Borders have to be closely guarded while the system is revamped. Immigration is a privilege, not a right. Every country in the world chooses whom to allow into their borders and based on a quota basis. Why should this country be different? Yes, we offer hope as a society, but this hope has to be founded on a real possibility; when the system is broken down, that possibility begins to disappear. For those who come in as well as those who already live here. If you come into this country, you will be expected to assimilate into its system, not try to create your own. That, over the last two centuries, is what has allowed the dream to become a reality and to offer that hope of a better life.
And let’s be clear. When immigration is mentioned, I refer to all migrants, not just from Latin America. All have to be measured by the same stick. But, what about those who already live here, in the shadows of “illegality” as it were? They also should go through an internal vetting process. A real one, not a lip service one. Prior legal issues (not a minor driving issue or similar) should preclude their ability to stay. However, in many cases, there are families who have lived here for 6 – 10 – 20 years, raised families, often with children who have served in the US Armed Forces, earned a living, paid taxes, and contributed to society.

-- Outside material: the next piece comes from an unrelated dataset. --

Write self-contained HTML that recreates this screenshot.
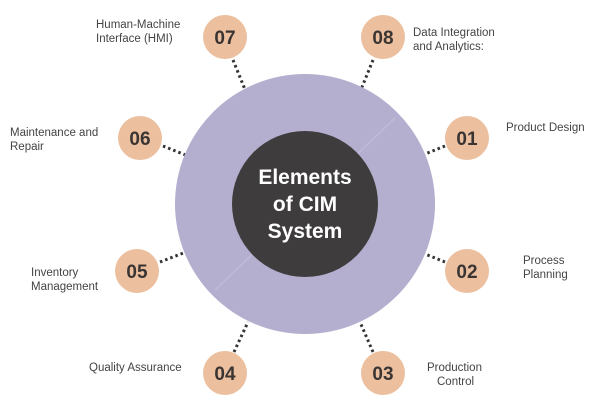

These are not people who have come to try and change this country into something it isn’t. These are people who have come to work, relate to the US, and integrate into the system. Should they have an opportunity to reach their hoped for dream? I think they should. This would be a process which would take them through mandatory citizenship classes, language proficiency classes, etc.
In the end, they would continue to do what they have been doing and which would qualify them for this process: work, contribute, and help our country and society to continue to grow in diversity and flourish.
There is one final issue which we all have to be aware of. Those who already have the legal status and those who would be willing to sacrifice and work in order to get it: Immigration, residency and eventual citizenship in this USA is an earned privilege, not a right.